Supercomputers' Growing Resilience Problems
angry tapir writes "As supercomputers grow more powerful, they'll also grow more vulnerable to failure, thanks to the increased amount of built-in componentry. Today's high-performance computing (HPC) systems can have 100,000 nodes or more — with each node built from multiple components of memory, processors, buses and other circuitry. Statistically speaking, all these components will fail at some point, and they halt operations when they do so, said David Fiala, a Ph.D student at the North Carolina State University, during a talk at SC12. Today's techniques for dealing with system failure may not scale very well, Fiala said."

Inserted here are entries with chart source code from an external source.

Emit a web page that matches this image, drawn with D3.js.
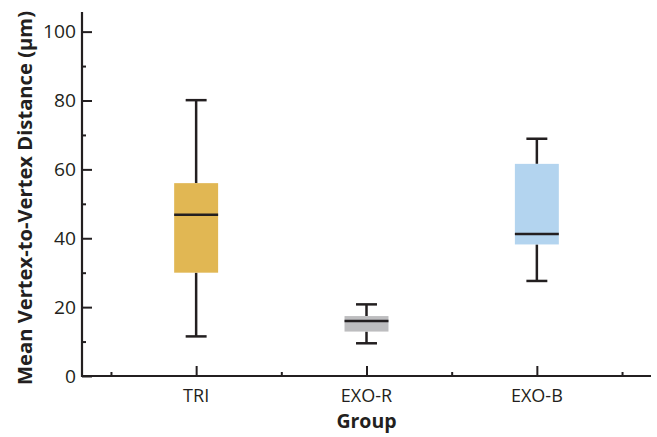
<!DOCTYPE html>
<html><head><meta charset="utf-8">
<script src="https://cdn.jsdelivr.net/npm/d3@7"></script>
<style>body{margin:0;background:#fff}svg{display:block}text{font-family:"Open Sans",sans-serif;fill:#231f20}</style>
</head><body><svg id="c" width="657" height="437"></svg>
<script>
const groups = ["TRI", "EXO-R", "EXO-B"];
const whiskerLow = [11.5, 9.5, 27.6];
const q1 = [30.0, 12.9, 38.2];
const median = [46.8, 16.0, 41.2];
const q3 = [56.0, 17.4, 61.6];
const whiskerHigh = [80.1, 20.8, 68.9];
const colors = ["#e1b753", "#bdbdbf", "#b3d4ef"];
const yTicks = [0, 20, 40, 60, 80, 100];
const yMinor = [10, 30, 50, 70, 90];
const xMinor = [0.5, 1.5, 2.5, 3.5];

const svg = d3.select("#c");
const x = d3.scaleLinear().domain([0.33, 3.67]).range([82, 651]);
const y = d3.scaleLinear().domain([0, 105.7]).range([376, 12]);
const ink = "#231f20";
const boxW = 0.258, capW = 0.123;

const data = groups.map((g, i) => ({g, i: i + 1, lo: whiskerLow[i], q1: q1[i], med: median[i], q3: q3[i], hi: whiskerHigh[i], c: colors[i]}));

const bx = svg.append("g").selectAll("g").data(data).join("g");
bx.append("line").attr("x1", d => x(d.i)).attr("x2", d => x(d.i)).attr("y1", d => y(d.hi)).attr("y2", d => y(d.q3)).attr("stroke", ink).attr("stroke-width", 2.5);
bx.append("line").attr("x1", d => x(d.i)).attr("x2", d => x(d.i)).attr("y1", d => y(d.q1)).attr("y2", d => y(d.lo)).attr("stroke", ink).attr("stroke-width", 2.5);
bx.append("line").attr("x1", d => x(d.i - capW / 2)).attr("x2", d => x(d.i + capW / 2)).attr("y1", d => y(d.hi)).attr("y2", d => y(d.hi)).attr("stroke", ink).attr("stroke-width", 2.5);
bx.append("line").attr("x1", d => x(d.i - capW / 2)).attr("x2", d => x(d.i + capW / 2)).attr("y1", d => y(d.lo)).attr("y2", d => y(d.lo)).attr("stroke", ink).attr("stroke-width", 2.5);
bx.append("rect").attr("x", d => x(d.i - boxW / 2)).attr("width", d => x(d.i + boxW / 2) - x(d.i - boxW / 2))
  .attr("y", d => y(d.q3)).attr("height", d => y(d.q1) - y(d.q3)).attr("fill", d => d.c);
bx.append("line").attr("x1", d => x(d.i - boxW / 2)).attr("x2", d => x(d.i + boxW / 2)).attr("y1", d => y(d.med)).attr("y2", d => y(d.med)).attr("stroke", ink).attr("stroke-width", 2.5);

// Y axis
const yAx = svg.append("g").attr("transform", "translate(82,0)")
  .call(d3.axisRight(y).tickValues(yTicks).tickSize(10).tickFormat(""));
yAx.select(".domain").remove();
yAx.selectAll("line").attr("stroke", ink).attr("stroke-width", 2);
const yMin = svg.append("g").attr("transform", "translate(82,0)")
  .call(d3.axisRight(y).tickValues(yMinor).tickSize(4).tickFormat(""));
yMin.select(".domain").remove();
yMin.selectAll("line").attr("stroke", ink).attr("stroke-width", 2);
svg.append("g").selectAll("text").data(yTicks).join("text")
  .attr("x", 76).attr("y", d => y(d)).attr("dy", "0.36em").attr("text-anchor", "end")
  .attr("font-size", 18.5).attr("textLength", d => String(d).length * 11).attr("lengthAdjust", "spacingAndGlyphs")
  .text(d => d);

// X axis
const xAx = svg.append("g").attr("transform", "translate(0,376)")
  .call(d3.axisTop(x).tickValues([1, 2, 3]).tickSize(10).tickFormat(""));
xAx.select(".domain").remove();
xAx.selectAll("line").attr("stroke", ink).attr("stroke-width", 2);
const xMin = svg.append("g").attr("transform", "translate(0,376)")
  .call(d3.axisTop(x).tickValues(xMinor).tickSize(4).tickFormat(""));
xMin.select(".domain").remove();
xMin.selectAll("line").attr("stroke", ink).attr("stroke-width", 2);
svg.append("g").selectAll("text").data(data).join("text")
  .attr("x", d => x(d.i)).attr("y", 402).attr("text-anchor", "middle")
  .attr("font-size", 18).text(d => d.g);

// axis lines
svg.append("path").attr("d", `M${x(0.33)},${y(105.7)}V${y(0)}H${x(3.67)}`)
  .attr("fill", "none").attr("stroke", ink).attr("stroke-width", 2.2);

svg.append("text").attr("x", x(2)).attr("y", 428).attr("text-anchor", "middle")
  .attr("font-size", 19.5).attr("font-weight", "bold")
  .text("Group");
svg.append("text").attr("transform", `translate(32,198) rotate(-90)`)
  .attr("text-anchor", "middle").attr("font-size", 19.5).attr("font-weight", "bold")
  .attr("textLength", 374).attr("lengthAdjust", "spacingAndGlyphs")
  .text("Mean Vertex-to-Vertex Distance (μm)");
</script></body></html>
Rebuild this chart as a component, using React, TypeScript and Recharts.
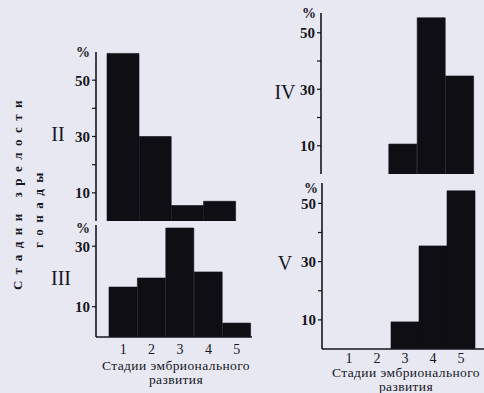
import React from 'react';
import { BarChart, Bar, XAxis, YAxis } from 'recharts';

// stages of embryonic development (x) and share of fish, % (y), one array per gonad maturity stage
const stages = ['1', '2', '3', '4', '5'];
const stageII = [59.5, 30, 5.5, 7, 0];
const stageIII = [16.5, 19.5, 36, 21.5, 4.6];
const stageIV = [0, 0, 10.6, 55.3, 34.7];
const stageV = [0, 0, 9.3, 35.4, 54.3];

const ticksTall = [10, 20, 30, 40, 50];
const ticksShort = [10, 30];
const labelledTicks = [10, 30, 50];

const INK = '#16161e';
const PAPER = '#e8e8f3';
const SERIF = '"Liberation Serif", "DejaVu Serif", serif';

const YTick = (props: any) => {
  const { x, y, payload } = props;
  if (!labelledTicks.includes(payload.value)) return <g />;
  return (
    <text x={x} y={y} dy="0.36em" textAnchor="end" fill={INK} fontSize={15} fontWeight="bold" fontFamily={SERIF}>
      {payload.value}
    </text>
  );
};

interface PanelProps {
  values: number[];
  left: number;
  top: number;
  width: number;
  height: number;
  yMax: number;
  ticks: number[];
  padLeft: number;
  padRight: number;
  showStages: boolean;
  stageGap?: number;
}

const Panel: React.FC<PanelProps> = ({ values, left, top, width, height, yMax, ticks, padLeft, padRight, showStages, stageGap = 0 }) => {
  const data = stages.map((s, i) => ({ stage: s, value: values[i] }));
  return (
    <div style={{ position: 'absolute', left, top }}>
      <BarChart
        width={width}
        height={height}
        data={data}
        margin={{ top: 10, right: 0, bottom: 0, left: 0 }}
        barCategoryGap={0}
        barGap={0}
      >
        <XAxis
          dataKey="stage"
          padding={{ left: padLeft, right: padRight }}
          height={showStages ? 30 : 0}
          tick={showStages ? { fill: INK, fontSize: 14, fontFamily: SERIF } : false}
          tickLine={false}
          tickMargin={stageGap}
          axisLine={{ stroke: INK, strokeWidth: 1.6 }}
        />
        <YAxis
          width={46}
          domain={[0, yMax]}
          allowDataOverflow
          ticks={ticks}
          interval={0}
          tickSize={4}
          tickMargin={2}
          tick={YTick}
          tickLine={{ stroke: INK, strokeWidth: 1.2 }}
          axisLine={{ stroke: INK, strokeWidth: 1.6 }}
        />
        <Bar dataKey="value" fill="#0e0e14" stroke="#0e0e14" strokeWidth={0.6} isAnimationActive={false} />
      </BarChart>
    </div>
  );
};

const Txt: React.FC<{ x: number; y: number; size: number; bold?: boolean; children: React.ReactNode }> = ({ x, y, size, bold, children }) => (
  <div
    style={{
      position: 'absolute',
      left: x,
      top: y,
      transform: 'translate(-50%, -50%)',
      fontSize: size,
      fontWeight: bold ? 'bold' : 'normal',
      whiteSpace: 'nowrap',
      lineHeight: 1,
      color: INK,
    }}
  >
    {children}
  </div>
);

// two-line axis title, top edge given
const StageTitle: React.FC<{ x: number; top: number }> = ({ x, top }) => (
  <div
    style={{
      position: 'absolute',
      left: x,
      top,
      transform: 'translateX(-50%)',
      fontSize: 13.5,
      letterSpacing: 0.4,
      lineHeight: '13.5px',
      textAlign: 'center',
      whiteSpace: 'nowrap',
      color: INK,
    }}
  >
    Стадии эмбрионального
    <br />
    развития
  </div>
);

const vertical: React.CSSProperties = {
  position: 'absolute',
  transform: 'translate(-50%, -50%) rotate(-90deg)',
  fontSize: 13,
  fontWeight: 'bold',
  letterSpacing: 6.5,
  whiteSpace: 'pre',
  lineHeight: 1,
};

const App: React.FC = () => {
  return (
    <div
      style={{
        position: 'absolute',
        left: 0,
        top: 0,
        width: 484,
        height: 393,
        overflow: 'hidden',
        background: PAPER,
        fontFamily: SERIF,
        color: INK,
      }}
    >
      <Panel values={stageII} left={50} top={42} width={230} height={179} yMax={60} ticks={ticksTall} padLeft={11} padRight={12} showStages={false} />
      <Panel values={stageIII} left={50} top={215} width={202} height={152} yMax={37} ticks={ticksShort} padLeft={13} padRight={1} showStages stageGap={1} />
      <Panel values={stageIV} left={275} top={3} width={209} height={171} yMax={57} ticks={ticksTall} padLeft={11} padRight={10} showStages={false} />
      <Panel values={stageV} left={276} top={173} width={208} height={206} yMax={57} ticks={ticksTall} padLeft={13} padRight={9} showStages stageGap={-2} />

      <Txt x={83} y={53} size={14} bold>%</Txt>
      <Txt x={83} y={229} size={14} bold>%</Txt>
      <Txt x={309} y={14} size={14} bold>%</Txt>
      <Txt x={311} y={189} size={14} bold>%</Txt>

      <Txt x={58} y={134} size={20}>II</Txt>
      <Txt x={61} y={278} size={20}>III</Txt>
      <Txt x={285} y={92} size={20}>IV</Txt>
      <Txt x={285} y={263} size={20}>V</Txt>

      <StageTitle x={176} top={359} />
      <StageTitle x={406} top={366} />

      <div style={{ ...vertical, left: 17, top: 192 }}>Стадии зрелости</div>
      <div style={{ ...vertical, left: 38, top: 207 }}>гонады</div>
    </div>
  );
};

export default App;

Strikes me as a return to the olden days of vacuum tubes and early transistor computers, where component failure was frequent and brought everything to halt while the bad component was hunted down.
In the long run if you're running tens of thousands of nodes, then you need to be able to work around failures.
The world's burning. Moped Jesus spotted on I50. Details at 11.
Componentry is embiggened, leading to less cromulent supercomputers?
The rest of our supercomputers are clusters and are built so that node deaths don't effect the cluster at large. Someone may need to resubmit a job, that's all. If they are competent, they won't even lose all their progress by using check-pointing.
Sensationalist titles are sensationalist I guess.